To determine the impact of methicillin-resistant Staphylococcus aureus and vancomycin-resistant Enterococcus (MRSA/VRE) designations, or flags, on selected hospital operational outcomes.
Retrospective cohort study of inpatients admitted to the Massachusetts General Hospital during 2010–2011.
Operational outcomes were time to bed arrival, acuity-unrelated within-hospital transfers, and length of stay. Covariates considered included demographic and clinical characteristics: age, gender, severity of illness on admission, admit day of week, residence prior to admission, hospitalization within the prior 30 days, clinical service, and discharge destination.
Overall, 81,288 admissions were included. After adjusting for covariates, patients with a MRSA/VRE flag at the time of admission experienced a mean delay in time to bed arrival of 1.03 hours (9.63 hours [95% CI, 9.39–9.88] vs 8.60 hours [95% CI, 8.47–8.73]).
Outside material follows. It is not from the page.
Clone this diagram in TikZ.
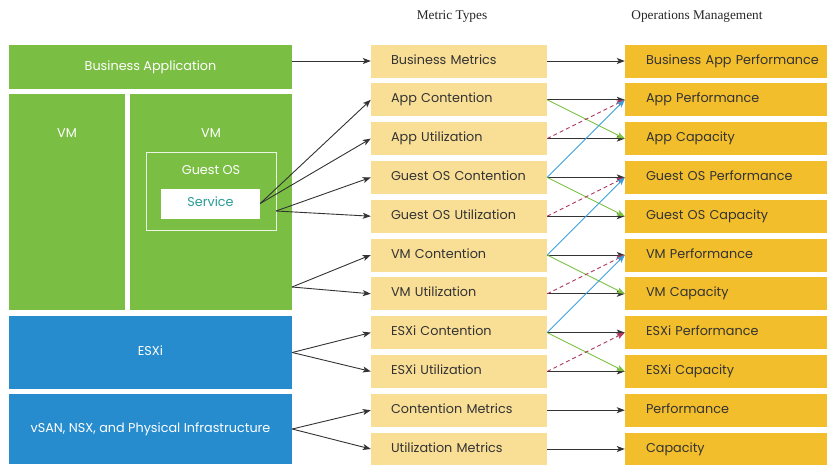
\documentclass[tikz,border=0pt]{standalone}
\usepackage{fontspec}
\setmainfont{Liberation Serif}
\newfontfamily\boxfont{Poppins}
\usetikzlibrary{arrows.meta}
\definecolor{layergreen}{HTML}{7BBE44}
\definecolor{layerblue}{HTML}{268CCD}
\definecolor{metricfill}{HTML}{F9DE96}
\definecolor{opsfill}{HTML}{F3BE2C}
\definecolor{boxtext}{HTML}{333333}
\definecolor{svcteal}{HTML}{2A9D96}
\definecolor{capgreen}{HTML}{7DC142}
\definecolor{perfblue}{HTML}{3BA0DC}
\definecolor{utilred}{HTML}{B0365E}

\begin{document}
\begin{tikzpicture}[x=1pt, y=-1pt,
  layer/.style={rectangle, fill=#1, inner sep=0pt, text=white, text height=9pt, text depth=3pt, font=\boxfont\fontsize{12.8}{15}\selectfont},
  layertext/.style={text=white, inner sep=0pt, text height=9pt, text depth=3pt, font=\boxfont\fontsize{12.8}{15}\selectfont},
  metric/.style={rectangle, fill=metricfill, text=boxtext, minimum height=33pt, inner xsep=0pt, text width=176pt, text height=9pt, text depth=3pt, align=left, execute at begin node={\hspace*{20pt}}, font=\boxfont\fontsize{12.8}{15}\selectfont},
  ops/.style={rectangle, fill=opsfill, text=boxtext, minimum height=33pt, inner xsep=0pt, text width=202pt, text height=9pt, text depth=3pt, align=left, execute at begin node={\hspace*{21pt}}, font=\boxfont\fontsize{12.8}{15}\selectfont},
  flow/.style={-{Stealth[length=8pt, width=6pt, inset=2pt]}, draw=boxtext, line width=0.9pt},
  cross/.style={-{Stealth[length=8pt, width=6pt, inset=2pt]}, draw=#1, line width=0.9pt}]
\useasboundingbox (0,0) rectangle (830,464);
%%%%%%%%%%%%%%%%%%%
\node[font=\fontsize{13.3}{15}\selectfont, text=black!85] (mthead) at (452,17) {Metric Types};
\node[font=\fontsize{13.3}{15}\selectfont, text=black!85] (opshead) at (697,17) {Operations Management};

%%%%%%%%%%%%%%%%%%%
\node[layer=layergreen, minimum width=283pt, minimum height=44pt] (bapp) at (150.5,67) {Business Application};
\node[layer=layergreen, minimum width=116pt, minimum height=216pt] (vml) at (67,202) {};
\node[layer=layergreen, minimum width=162pt, minimum height=216pt] (vmr) at (211,202) {};
\node[layertext] (vmltxt) at (67,134) {VM};
\node[layertext] (vmrtxt) at (211,134) {VM};
\node[rectangle, draw=white!85!layergreen, line width=1pt, minimum width=130pt, minimum height=78pt] (gos) at (211,191) {};
\node[layertext] (gostxt) at (211,171) {Guest OS};
\node[layer=white, text=svcteal, minimum width=99pt, minimum height=30pt] (svc) at (210.5,203.5) {Service};
\node[layer=layerblue, minimum width=283pt, minimum height=73pt] (esxi) at (150.5,352.5) {ESXi};
\node[layer=layerblue, minimum width=283pt, minimum height=70pt] (vsan) at (150.5,429) {vSAN, NSX, and Physical Infrastructure};

%%%%%%%%%%%%%%%%%%%
\node[metric] (bm) at (459,61) {Business Metrics};
\node[metric] (ac) at (459,99.8) {App Contention};
\node[metric] (au) at (459,138.6) {App Utilization};
\node[metric] (gc) at (459,177.4) {Guest OS Contention};
\node[metric] (gu) at (459,216.2) {Guest OS Utilization};
\node[metric] (vc) at (459,255) {VM Contention};
\node[metric] (vu) at (459,293.8) {VM Utilization};
\node[metric] (ec) at (459,332.6) {ESXi Contention};
\node[metric] (eu) at (459,371.4) {ESXi Utilization};
\node[metric] (cm) at (459,410.2) {Contention Metrics};
\node[metric] (um) at (459,449) {Utilization Metrics};

\node[ops] (bap) at (726,61) {Business App Performance};
\node[ops] (ap) at (726,99.8) {App Performance};
\node[ops] (acap) at (726,138.6) {App Capacity};
\node[ops] (gp) at (726,177.4) {Guest OS Performance};
\node[ops] (gcap) at (726,216.2) {Guest OS Capacity};
\node[ops] (vp) at (726,255) {VM Performance};
\node[ops] (vcap) at (726,293.8) {VM Capacity};
\node[ops] (ep) at (726,332.6) {ESXi Performance};
\node[ops] (ecap) at (726,371.4) {ESXi Capacity};
\node[ops] (perf) at (726,410.2) {Performance};
\node[ops] (cap) at (726,449) {Capacity};

%%%%%%%%%%%%%%%%%%%
\coordinate (gosout) at (276,211);
\coordinate (vmout) at (292,287);
\draw[flow] (bapp.east |- bm.west) -- (bm.west);
\draw[flow] (svc.east) -- (ac.west);
\draw[flow] (svc.east) -- (au.west);
\draw[flow] (gosout) -- (gc.west);
\draw[flow] (gosout) -- (gu.west);
\draw[flow] (vmout) -- (vc.west);
\draw[flow] (vmout) -- (vu.west);
\draw[flow] (esxi.east) -- (ec.west);
\draw[flow] (esxi.east) -- (eu.west);
\draw[flow] (vsan.east) -- (cm.west);
\draw[flow] (vsan.east) -- (um.west);

%%%%%%%%%%%%%%%%%%%
\draw[flow] (bm.east) -- (bap.west);
\draw[flow] (ac.east) -- (ap.west);
\draw[flow] (au.east) -- (acap.west);
\draw[flow] (gc.east) -- (gp.west);
\draw[flow] (gu.east) -- (gcap.west);
\draw[flow] (vc.east) -- (vp.west);
\draw[flow] (vu.east) -- (vcap.west);
\draw[flow] (ec.east) -- (ep.west);
\draw[flow] (eu.east) -- (ecap.west);
\draw[flow] (cm.east) -- (perf.west);
\draw[flow] (um.east) -- (cap.west);

%%%%%%%%%%%%%%%%%%%
\draw[cross=capgreen] (ac.east) -- (acap.west);
\draw[cross=capgreen] (gc.east) -- (gcap.west);
\draw[cross=capgreen] (vc.east) -- (vcap.west);
\draw[cross=capgreen] (ec.east) -- (ecap.west);
\draw[cross=utilred, dash pattern=on 4pt off 3pt] (au.east) -- (ap.west);
\draw[cross=utilred, dash pattern=on 4pt off 3pt] (gu.east) -- (gp.west);
\draw[cross=utilred, dash pattern=on 4pt off 3pt] (vu.east) -- (vp.west);
\draw[cross=utilred, dash pattern=on 4pt off 3pt] (eu.east) -- (ep.west);
\draw[cross=perfblue] (gc.east) -- (ap.west);
\draw[cross=perfblue] (vc.east) -- (gp.west);
\draw[cross=perfblue] (ec.east) -- (vp.west);
\end{tikzpicture}
\end{document}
These patients had 1.19 times the odds of experiencing an acuity-unrelated within-hospital transfer [95% CI, 1.13–1.26] and a mean length of stay 1.76 days longer (7.03 days [95% CI, 6.82–7.24] vs 5.27 days [95% CI, 5.15–5.38]) than patients with no MRSA/VRE flag.
MRSA/VRE designation was associated with delays in time to bed arrival, increased likelihood of acuity-unrelated within-hospital transfers and extended length of stay. Efforts to identify patients who have cleared MRSA/VRE colonization are critically important to mitigate inefficient use of resources and to improve inpatient flow.